The crux of this is how do you compare in managing site reliability. Perhaps you have a world class team you could do that better than yes my point there is moot. But 99% of the time, it's not.

latch · on Dec 17, 2019

Amazon has done a fantastic job of making people think the choice is between them or managing your own infrastructure. Your concerns make no sense in the context that your parent presented: a managed DC.

And, frankly, your parent was being generous. Even if you only look at elastic workloads, the workload has to be a) extremely elastic and b) not fall into some pretty common patterns for cloud to make any kind of sense.

joshuamorton · on Dec 17, 2019

To match the reliability of something like an aws managed service, you usually need two or three managed DC's.

latch · on Dec 17, 2019

A number of managed providers have multiple DCs within a region as well as DCs in multiple geographic locations.

Also, many have been in operation since before AWS was a thing, and some are larger. So I can't imagine what AWS knows about running a datacenter that others don't.

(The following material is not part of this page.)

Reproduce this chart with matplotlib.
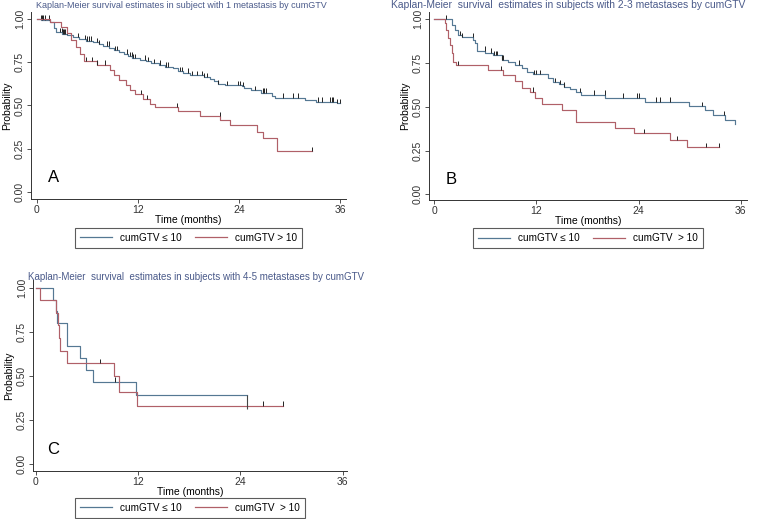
import numpy as np
import matplotlib
matplotlib.use('Agg')
import matplotlib.pyplot as plt
from matplotlib.lines import Line2D

plt.rcParams['font.family'] = ['Liberation Sans', 'DejaVu Sans']

# Panel A: 1 metastasis
a_low_t = [0, 0.5, 1.6, 2.0, 2.3, 3.0, 3.6, 4.3, 5.0, 5.8, 6.6, 7.4, 7.9, 8.6, 9.1, 9.8, 10.3, 10.8, 11.3,
           12.2, 13.0, 13.6, 14.5, 15.2, 16.1, 16.8, 17.4, 18.2, 19.8, 20.6, 21.0, 21.5, 22.3, 24.3, 24.6,
           25.4, 26.6, 27.9, 28.3, 31.8, 33.2, 35.6]
a_low_s = [1.0, 0.995, 0.985, 0.95, 0.925, 0.915, 0.905, 0.895, 0.885, 0.875, 0.865, 0.855, 0.845, 0.83,
           0.82, 0.81, 0.80, 0.785, 0.775, 0.765, 0.755, 0.745, 0.735, 0.725, 0.715, 0.70, 0.69, 0.675,
           0.665, 0.655, 0.64, 0.625, 0.618, 0.61, 0.60, 0.59, 0.575, 0.555, 0.545, 0.533, 0.522, 0.515]
a_low_end = 36.0
a_low_cens = [0.44, 0.55, 0.95, 1.47, 2.73, 2.93, 3.13, 3.25, 3.37, 3.52, 4.91, 5.70, 5.98, 6.22, 6.38,
              7.09, 7.41, 8.28, 8.55, 9.27, 9.47, 10.73, 11.05, 11.25, 11.45, 11.64, 12.83, 13.23, 13.90,
              14.61, 15.33, 15.52, 16.99, 17.19, 17.98, 18.38, 18.97, 19.56, 19.84, 20.16, 21.54, 22.53,
              23.92, 24.12, 24.51, 25.90, 26.89, 27.01, 27.21, 29.27, 30.46, 30.97, 33.43, 33.82, 34.81,
              35.01, 35.21, 35.6, 36.0]
a_high_t = [0, 1.5, 2.9, 3.6, 4.0, 4.6, 5.1, 5.6, 7.1, 8.7, 9.1, 9.7, 10.6, 11.0, 11.6, 12.6, 13.4, 14.0,
            16.8, 19.4, 21.8, 22.9, 26.1, 26.8, 28.5]
a_high_s = [1.0, 0.985, 0.955, 0.92, 0.88, 0.84, 0.80, 0.755, 0.735, 0.705, 0.675, 0.648, 0.618, 0.59,
            0.565, 0.535, 0.51, 0.49, 0.47, 0.44, 0.416, 0.387, 0.345, 0.314, 0.237]
a_high_end = 32.7
a_high_cens = [0.75, 5.82, 6.5, 7.17, 8.08, 12.36, 13.03, 16.59, 21.74, 32.7]

# Panel B: 2-3 metastases
b_low_t = [0, 2.04, 2.43, 2.82, 3.2, 4.6, 4.8, 5.0, 6.0, 6.9, 7.9, 8.7, 9.5, 10.3, 10.9, 11.6, 13.4, 14.0,
           14.6, 15.2, 15.9, 16.7, 17.2, 20.06, 24.76, 29.97, 31.8, 32.7, 34.1, 35.3]
b_low_s = [1.0, 0.967, 0.94, 0.91, 0.897, 0.882, 0.863, 0.82, 0.81, 0.795, 0.77, 0.758, 0.74, 0.72, 0.70,
           0.685, 0.662, 0.64, 0.63, 0.615, 0.60, 0.585, 0.57, 0.552, 0.53, 0.505, 0.482, 0.453, 0.425, 0.40]
b_low_end = 35.3
b_low_cens = [1.37, 3.0, 3.3, 4.5, 5.95, 6.7, 7.0, 7.25, 7.4, 8.0, 8.1, 9.9, 11.75, 11.9, 12.4, 14.2, 14.8,
              15.2, 17.1, 18.8, 20.05, 22.2, 23.8, 24.1, 26.1, 26.5, 27.7, 31.4, 34.0]
b_high_t = [0, 1.26, 1.38, 1.65, 1.84, 2.04, 2.2, 2.5, 6.35, 8.1, 9.5, 10.3, 11.2, 11.8, 12.6, 15.0, 16.7,
            21.2, 23.5, 27.7, 29.7]
b_high_s = [1.0, 0.977, 0.939, 0.891, 0.853, 0.806, 0.758, 0.739, 0.71, 0.682, 0.648, 0.606, 0.586, 0.549,
            0.514, 0.482, 0.415, 0.38, 0.349, 0.31, 0.269]
b_high_end = 33.5
b_high_cens = [2.8, 7.8, 11.6, 24.6, 28.5, 31.9, 33.5]

# Panel C: 4-5 metastases
c_low_t = [0, 2.03, 2.3, 2.45, 3.6, 5.17, 5.87, 6.74, 11.75]
c_low_s = [1.0, 0.933, 0.867, 0.80, 0.667, 0.60, 0.533, 0.467, 0.39]
c_low_end = 24.75
c_low_cens = [9.3]
c_high_t = [0, 0.47, 2.4, 2.55, 2.7, 2.8, 3.6, 9.2, 9.7, 11.8]
c_high_s = [1.0, 0.929, 0.857, 0.786, 0.714, 0.643, 0.571, 0.50, 0.41, 0.33]
c_high_end = 29.0
c_high_cens = [7.5, 26.7, 29.0]

titles = ['Kaplan-Meier survival estimates in subject with 1 metastasis by cumGTV',
          'Kaplan-Meier  survival  estimates in subjects with 2-3 metastases by cumGTV',
          'Kaplan-Meier  survival  estimates in subjects with 4-5 metastases by cumGTV']
letters = ['A', 'B', 'C']
legend_labels = [['cumGTV \u2264 10', 'cumGTV > 10'],
                 ['cumGTV \u2264 10', 'cumGTV  > 10'],
                 ['cumGTV \u2264 10', 'cumGTV  > 10']]

blue = '#557893'
red = '#b06068'
title_col = '#4a5a8a'

W, H = 765, 519
fig = plt.figure(figsize=(W / 100, H / 100), dpi=100)


def px_axes(x0, y0, x1, y1):
    return fig.add_axes([x0 / W, 1 - y1 / H, (x1 - x0) / W, (y1 - y0) / H])


def km_draw(ax, t, s, t_end, cens, color):
    xs = list(t) + [t_end]
    ys = list(s) + [s[-1]]
    ax.step(xs, ys, where='post', color=color, lw=0.85)
    idx = np.searchsorted(t, cens, side='right') - 1
    cy = np.array(s)[idx]
    ax.vlines(cens, cy, cy + 0.025, color='#222222', lw=0.7)


def style(ax, letter, labels, xlim, ylim, leg_y):
    ax.set_xlim(*xlim)
    ax.set_ylim(*ylim)
    ax.spines['top'].set_visible(False)
    ax.spines['right'].set_visible(False)
    for sp in ['left', 'bottom']:
        ax.spines[sp].set_linewidth(0.7)
        ax.spines[sp].set_color('#333333')
    ax.set_xticks([0, 12, 24, 36])
    ax.set_yticks([0, 0.25, 0.5, 0.75, 1.0])
    ax.set_yticklabels(['0.00', '0.25', '0.50', '0.75', '1.00'], rotation=90, va='center')
    ax.tick_params(labelsize=7.5, length=3, width=0.6, pad=1.5, colors='#333333')
    ax.set_xlabel('Time (months)', fontsize=7.5, labelpad=0)
    ax.set_ylabel('Probability', fontsize=7.5, labelpad=2)
    ax.text(1.3, 0.04, letter, fontsize=12, ha='left', va='bottom')
    handles = [Line2D([], [], color=blue, lw=0.9), Line2D([], [], color=red, lw=0.9)]
    leg = ax.legend(handles, labels, loc='upper center', bbox_to_anchor=(0.5, leg_y), ncol=2,
                    fontsize=7.2, frameon=True, fancybox=False, edgecolor='#333333', handlelength=3.2,
                    columnspacing=1.4, borderpad=0.5, handletextpad=0.8, borderaxespad=0)
    leg.get_frame().set_linewidth(0.8)


axA = px_axes(31, 12, 346, 199)
km_draw(axA, a_low_t, a_low_s, a_low_end, a_low_cens, blue)
km_draw(axA, a_high_t, a_high_s, a_high_end, a_high_cens, red)
style(axA, letters[0], legend_labels[0], (-0.71, 36.71), (-0.04, 1.04), -0.155)

axB = px_axes(429, 12, 747, 200)
km_draw(axB, b_low_t, b_low_s, b_low_end, b_low_cens, blue)
km_draw(axB, b_high_t, b_high_s, b_high_end, b_high_cens, red)
style(axB, letters[1], legend_labels[1], (-0.62, 36.74), (-0.033, 1.042), -0.149)

axC = px_axes(33, 280, 347, 471)
km_draw(axC, c_low_t, c_low_s, c_low_end, c_low_cens, blue)
km_draw(axC, c_high_t, c_high_s, c_high_end, c_high_cens, red)
axC.vlines([c_low_end], 0.31, c_low_s[-1], color='#444444', lw=0.8)
style(axC, letters[2], legend_labels[2], (-0.35, 36.5), (-0.04, 1.044), -0.141)

fig.text(36 / W, 1 - 5 / H, titles[0], fontsize=6.45, color=title_col, va='center', ha='left')
fig.text(391 / W, 1 - 5 / H, titles[1], fontsize=7.4, color=title_col, va='center', ha='left')
fig.text(28 / W, 1 - 277 / H, titles[2], fontsize=7.0, color=title_col, va='center', ha='left')

fig.savefig('out.png', dpi=100, facecolor='white')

Now maybe in theory if you can build something to be fully one with the cloud, considering all edge cases, and limiting yourself to only cloud-zen tools (or building your own, or doing vendor lock in). In theory, with enough money, I guess the cloud lets you maybe achieve higher reliability.

The fundamentals of EC2 (lack of dual NICs, dual power supplies and BBU RAID + virtualization and general complexity) means that a single instance is way less reliable (let alone, much worse value) than a single dedicated box. The complexity you need to throw on top of that building block (in the shape of lock-in, compromise, money, latency, application complexity or a combination of these) is pretty significant.

retrovm · on Dec 17, 2019

It's adorable that you think batteries and dual PSUs are something that makes a node more reliable, rather than less reliable.

zielmicha · on Dec 17, 2019

What's the point of dual PSU if not reliability?

retrovm · on Dec 17, 2019

I'm not sure what the point is, actually. The variety of things that can go wrong with them is astonishing. For one thing, among many others, BMC cards will power-cap the max clock speed of CPUs when a machine is running on only one PSU, which can cause a degradation that's worse than if the machine had just halted. There are a zillion other edge cases like that.

manigandham · on Dec 17, 2019

Managed service (like S3) is different than managed infrastructure. EC2 VMs only run in a single zone too and require cost and complexity for more redundancy.

Building out your application across multiple regions in AWS is not much different than using multiple DCs from a managed host. The clouds provide live migration, spot instances, and fast global VPC networks that can make it much easier, but you also pay the premium for it.